■ Problem to solve
In the lines below, output everything from the first line through the line containing "width - margin.right])" exactly as it is. Pictures are not part of the output.

(Entries with chart source code)
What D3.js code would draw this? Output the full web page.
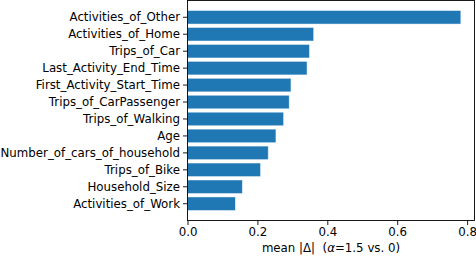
<!DOCTYPE html>
<html>
<head>
<meta charset="utf-8">
<script src="https://cdn.jsdelivr.net/npm/d3@7"></script>
<style>
  body { margin: 0; background: #fff; }
  svg text { font-family: "DejaVu Sans", sans-serif; }
</style>
</head>
<body>
<div id="chart"></div>
<script>
let features = [
  'Activities_of_Other', 'Activities_of_Home', 'Trips_of_Car', 'Last_Activity_End_Time',
  'First_Activity_Start_Time', 'Trips_of_CarPassenger', 'Trips_of_Walking', 'Age',
  'Number_of_cars_of_household', 'Trips_of_Bike', 'Household_Size', 'Activities_of_Work'
]
let meanDelta = [0.782, 0.361, 0.349, 0.342, 0.296, 0.291, 0.275, 0.253, 0.231, 0.209, 0.157, 0.137]
let xTicks = [0, 0.2, 0.4, 0.6, 0.8]

let width = 476, height = 256
let margin = { top: 0.5, right: 1.5, bottom: 35.5, left: 187.5 }
let fontSize = 11.8

let svg = d3.select('#chart')
  .append('svg')
  .attr('width', width)
  .attr('height', height)

let x = d3.scaleLinear()
  .domain([0, d3.max(meanDelta) * 1.05])
  .range([margin.left, width - margin.right])

let y = d3.scaleBand()
  .domain(features)
  .range([margin.top, height - margin.bottom])
  .paddingInner(0.2)
  .paddingOuter(0.59)

svg.append('g')
  .selectAll('rect')
  .data(features)
  .enter()
  .append('rect')
  .attr('x', x(0))
  .attr('y', function(d) { return y(d) })
  .attr('width', function(d, i) { return x(meanDelta[i]) - x(0) })
  .attr('height', y.bandwidth())
  .attr('fill', '#1f77b4')
  .attr('stroke', '#ffffff')
  .attr('stroke-opacity', 0.6)
  .attr('stroke-width', 0.8)

let xAxis = svg.append('g')
  .attr('transform', 'translate(0,' + (height - margin.bottom) + ')')
  .call(d3.axisBottom(x).tickValues(xTicks).tickFormat(d3.format('.1f')).tickSize(4.5).tickPadding(3))

let yAxis = svg.append('g')
  .attr('transform', 'translate(' + margin.left + ',0)')
  .call(d3.axisLeft(y).tickSize(4.5).tickPadding(3))

for (let ax of [xAxis, yAxis]) {
  ax.select('.domain').remove()
  ax.selectAll('text').attr('font-size', fontSize).attr('fill', '#000')
  ax.selectAll('line').attr('stroke', '#000').attr('stroke-width', 0.9)
}

// frame
svg.append('rect')
  .attr('x', margin.left)
  .attr('y', margin.top)
  .attr('width', width - margin.right - margin.left)
  .attr('height', height - margin.bottom - margin.top)
  .attr('fill', 'none')
  .attr('stroke', '#000')
  .attr('stroke-width', 0.9)

let label = svg.append('text')
  .attr('x', (x.range()[0] + x.range()[1]) / 2)
  .attr('y', 252)
  .attr('text-anchor', 'middle')
  .attr('font-size', fontSize)
  .attr('fill', '#000')
  .attr('xml:space', 'preserve')
label.append('tspan').text('mean |Δ|  (')
label.append('tspan').attr('font-style', 'italic').text('α')
label.append('tspan').text('=1.5 vs. 0)')
</script>
</body>
</html>
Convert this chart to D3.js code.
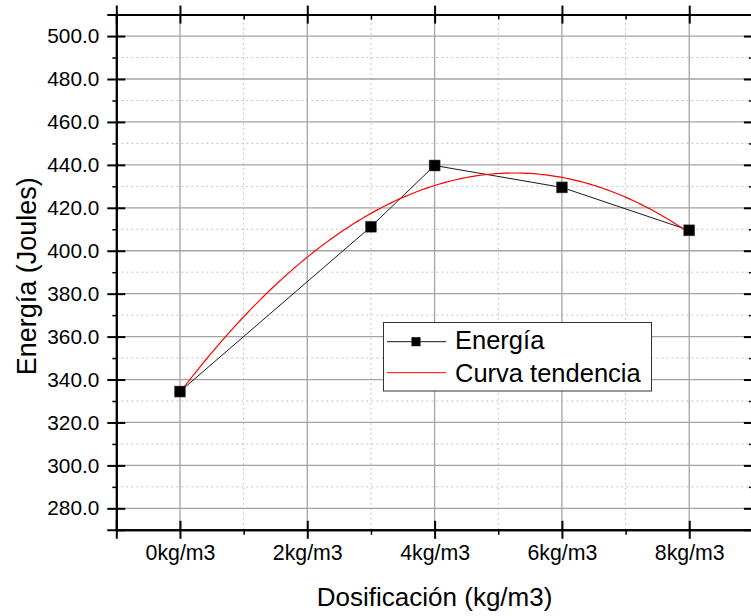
<!DOCTYPE html>
<html>
<head>
<meta charset="utf-8">
<script src="https://cdn.jsdelivr.net/npm/d3@7"></script>
<style>
  html, body { margin: 0; padding: 0; background: #fff; }
  svg { display: block; font-family: "Liberation Sans", Arial, sans-serif; }
</style>
</head>
<body>
<svg id="chart" width="751" height="616"></svg>
<script>
// Dosage (kg/m3) and measured impact energy (J)
const doses = [0, 3, 4, 6, 8];
const energy = [334.4, 411.2, 439.7, 429.5, 409.5];

// Axis ticks
const xTickValues = [0, 2, 4, 6, 8];
const xTickLabels = ["0kg/m3", "2kg/m3", "4kg/m3", "6kg/m3", "8kg/m3"];
const xMinorValues = [1, 3, 5, 7];
const yTickValues = [280, 300, 320, 340, 360, 380, 400, 420, 440, 460, 480, 500];
const yMinorValues = [290, 310, 330, 350, 370, 390, 410, 430, 450, 470, 490];

const seriesNames = ["Energía", "Curva tendencia"];

const svg = d3.select("#chart");
const x = d3.scaleLinear().domain([-1, 9]).range([116.3, 752.9]);
const y = d3.scaleLinear().domain([270, 510]).range([529.8, 14.6]);
const [x0, x1] = x.range();
const [y0, y1] = y.range();

// Grid: minor dotted, major solid
const grid = svg.append("g");
grid.selectAll(".gy-minor").data(yMinorValues).join("line")
  .attr("x1", x0).attr("x2", x1).attr("y1", d => y(d)).attr("y2", d => y(d))
  .attr("stroke", "#c4c4c4").attr("stroke-width", 1).attr("stroke-dasharray", "2,3");
grid.selectAll(".gx-minor").data(xMinorValues).join("line")
  .attr("y1", y0).attr("y2", y1).attr("x1", d => x(d)).attr("x2", d => x(d))
  .attr("stroke", "#c4c4c4").attr("stroke-width", 1).attr("stroke-dasharray", "2,3");
grid.selectAll(".gy-major").data(yTickValues).join("line")
  .attr("x1", x0).attr("x2", x1).attr("y1", d => y(d)).attr("y2", d => y(d))
  .attr("stroke", "#a3a3a3").attr("stroke-width", 1.3);
grid.selectAll(".gx-major").data(xTickValues).join("line")
  .attr("y1", y0).attr("y2", y1).attr("x1", d => x(d)).attr("x2", d => x(d))
  .attr("stroke", "#a3a3a3").attr("stroke-width", 1.3);

// Quadratic least-squares trend of the energy values
function quadFit(xs, ys) {
  let s = [0, 0, 0, 0, 0], t = [0, 0, 0];
  xs.forEach((xv, i) => {
    for (let k = 0; k < 5; k++) s[k] += Math.pow(xv, k);
    for (let k = 0; k < 3; k++) t[k] += Math.pow(xv, k) * ys[i];
  });
  const M = [[s[0], s[1], s[2], t[0]], [s[1], s[2], s[3], t[1]], [s[2], s[3], s[4], t[2]]];
  for (let i = 0; i < 3; i++) {
    for (let j = i + 1; j < 3; j++) {
      const f = M[j][i] / M[i][i];
      for (let k = i; k < 4; k++) M[j][k] -= f * M[i][k];
    }
  }
  const c = [0, 0, 0];
  for (let i = 2; i >= 0; i--) {
    let v = M[i][3];
    for (let k = i + 1; k < 3; k++) v -= M[i][k] * c[k];
    c[i] = v / M[i][i];
  }
  return xv => c[0] + c[1] * xv + c[2] * xv * xv;
}
const trend = quadFit(doses, energy);
const trendXs = d3.range(0, 8.0001, 0.05);

const plot = svg.append("g");
plot.append("path")
  .datum(doses.map((d, i) => [d, energy[i]]))
  .attr("fill", "none").attr("stroke", "#1a1a1a").attr("stroke-width", 1)
  .attr("d", d3.line().x(d => x(d[0])).y(d => y(d[1])));
plot.append("path")
  .datum(trendXs.map(d => [d, trend(d)]))
  .attr("fill", "none").attr("stroke", "#ff0000").attr("stroke-width", 1.2)
  .attr("d", d3.line().curve(d3.curveLinear).x(d => x(d[0])).y(d => y(d[1])));
const ms = 11;
plot.selectAll(".pt").data(doses.map((d, i) => [d, energy[i]])).join("rect")
  .attr("x", d => x(d[0]) - ms / 2).attr("y", d => y(d[1]) - ms / 2)
  .attr("width", ms).attr("height", ms)
  .attr("fill", "#000").attr("stroke", "#555").attr("stroke-width", 0.5);

// Frame axes with ticks crossing the frame
function styleAxis(size) {
  return g => {
    g.selectAll("path").attr("stroke", "#000").attr("stroke-width", 2);
    g.selectAll("line").attr("stroke", "#000").attr("stroke-width", 2);
    g.selectAll("text").attr("fill", "#000").attr("font-size", size)
      .attr("font-family", '"Liberation Sans", Arial, sans-serif');
  };
}
function minor(g) {
  g.selectAll("path").remove();
  g.selectAll("line").attr("stroke", "#000").attr("stroke-width", 1.5);
  g.selectAll("text").remove();
}

// bottom
svg.append("g").attr("transform", `translate(0,${y0})`)
  .call(d3.axisBottom(x).tickValues(xTickValues).tickSize(9).tickPadding(6)
    .tickFormat((d, i) => xTickLabels[i]))
  .call(styleAxis(21.3));
svg.append("g").attr("transform", `translate(0,${y0})`)
  .call(d3.axisTop(x).tickValues(xTickValues).tickSize(9).tickFormat(""))
  .call(styleAxis(20));
svg.append("g").attr("transform", `translate(0,${y0})`)
  .call(d3.axisBottom(x).tickValues(xMinorValues).tickSize(5)).call(minor);
// top
svg.append("g").attr("transform", `translate(0,${y1})`)
  .call(d3.axisTop(x).tickValues(xTickValues).tickSize(9).tickFormat(""))
  .call(styleAxis(20));
svg.append("g").attr("transform", `translate(0,${y1})`)
  .call(d3.axisBottom(x).tickValues(xTickValues).tickSize(9).tickFormat(""))
  .call(styleAxis(20));
svg.append("g").attr("transform", `translate(0,${y1})`)
  .call(d3.axisBottom(x).tickValues(xMinorValues).tickSize(5)).call(minor);
// left
svg.append("g").attr("transform", `translate(${x0},0)`)
  .call(d3.axisLeft(y).tickValues(yTickValues).tickSize(9).tickPadding(8)
    .tickFormat(d3.format(".1f")))
  .call(styleAxis(20.8));
svg.append("g").attr("transform", `translate(${x0},0)`)
  .call(d3.axisRight(y).tickValues(yTickValues).tickSize(9).tickFormat(""))
  .call(styleAxis(20));
svg.append("g").attr("transform", `translate(${x0},0)`)
  .call(d3.axisLeft(y).tickValues(yMinorValues).tickSize(4)).call(minor);
// right
svg.append("g").attr("transform", `translate(${x1},0)`)
  .call(d3.axisLeft(y).tickValues(yTickValues).tickSize(9).tickFormat(""))
  .call(styleAxis(20));
svg.append("g").attr("transform", `translate(${x1},0)`)
  .call(d3.axisLeft(y).tickValues(yMinorValues).tickSize(4)).call(minor);

// Axis titles
svg.append("text")
  .attr("x", (x0 + x1) / 2).attr("y", 606)
  .attr("text-anchor", "middle").attr("font-size", 26).attr("fill", "#000")
  .text("Dosificación (kg/m3)");
svg.append("text")
  .attr("transform", `translate(36,${(y0 + y1) / 2 + 4}) rotate(-90)`)
  .attr("text-anchor", "middle").attr("font-size", 27).attr("fill", "#000")
  .text("Energía (Joules)");

// Legend
const lg = svg.append("g");
lg.append("rect").attr("x", 383.5).attr("y", 322.5).attr("width", 268).attr("height", 68.5)
  .attr("fill", "#fff").attr("stroke", "#333").attr("stroke-width", 1);
lg.append("line").attr("x1", 387).attr("x2", 446).attr("y1", 341.7).attr("y2", 341.7)
  .attr("stroke", "#1a1a1a").attr("stroke-width", 1);
lg.append("rect").attr("x", 416 - 4.5).attr("y", 341.7 - 4.5).attr("width", 9).attr("height", 9)
  .attr("fill", "#000");
lg.append("line").attr("x1", 387).attr("x2", 446).attr("y1", 372.7).attr("y2", 372.7)
  .attr("stroke", "#ff0000").attr("stroke-width", 1);
lg.selectAll(".lt").data(seriesNames).join("text")
  .attr("x", 455).attr("y", (d, i) => [349, 382][i])
  .attr("font-size", 25.5).attr("fill", "#000")
  .text(d => d);
</script>
</body>
</html>
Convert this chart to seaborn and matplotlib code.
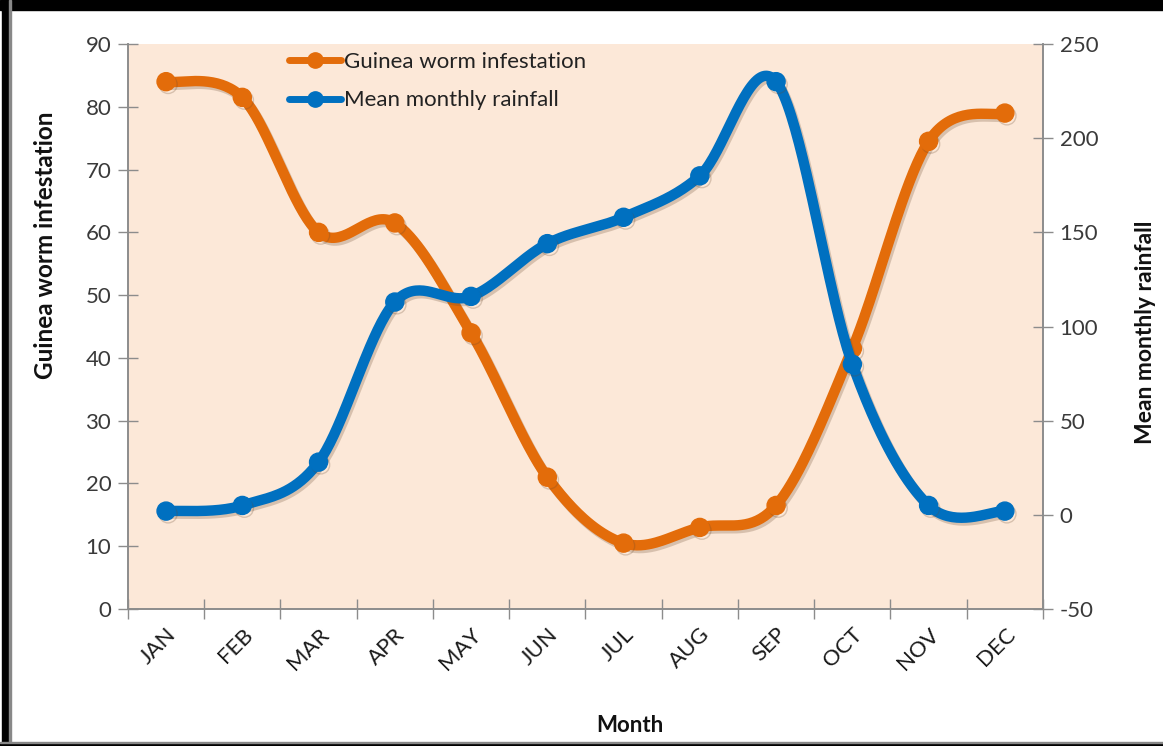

■ The result
What D3.js code would draw this? Output the full web page.
<!DOCTYPE html>
<html>
<head>
<meta charset="utf-8">
<script src="https://cdn.jsdelivr.net/npm/d3@7"></script>
<style>
  body { margin: 0; background: #fff; }
  svg text { font-family: "DejaVu Sans", sans-serif; }
</style>
</head>
<body>
<div id="chart"></div>
<script>
let features = [
  'Activities_of_Other', 'Activities_of_Home', 'Trips_of_Car', 'Last_Activity_End_Time',
  'First_Activity_Start_Time', 'Trips_of_CarPassenger', 'Trips_of_Walking', 'Age',
  'Number_of_cars_of_household', 'Trips_of_Bike', 'Household_Size', 'Activities_of_Work'
]
let meanDelta = [0.782, 0.361, 0.349, 0.342, 0.296, 0.291, 0.275, 0.253, 0.231, 0.209, 0.157, 0.137]
let xTicks = [0, 0.2, 0.4, 0.6, 0.8]

let width = 476, height = 256
let margin = { top: 0.5, right: 1.5, bottom: 35.5, left: 187.5 }
let fontSize = 11.8

let svg = d3.select('#chart')
  .append('svg')
  .attr('width', width)
  .attr('height', height)

let x = d3.scaleLinear()
  .domain([0, d3.max(meanDelta) * 1.05])
  .range([margin.left, width - margin.right])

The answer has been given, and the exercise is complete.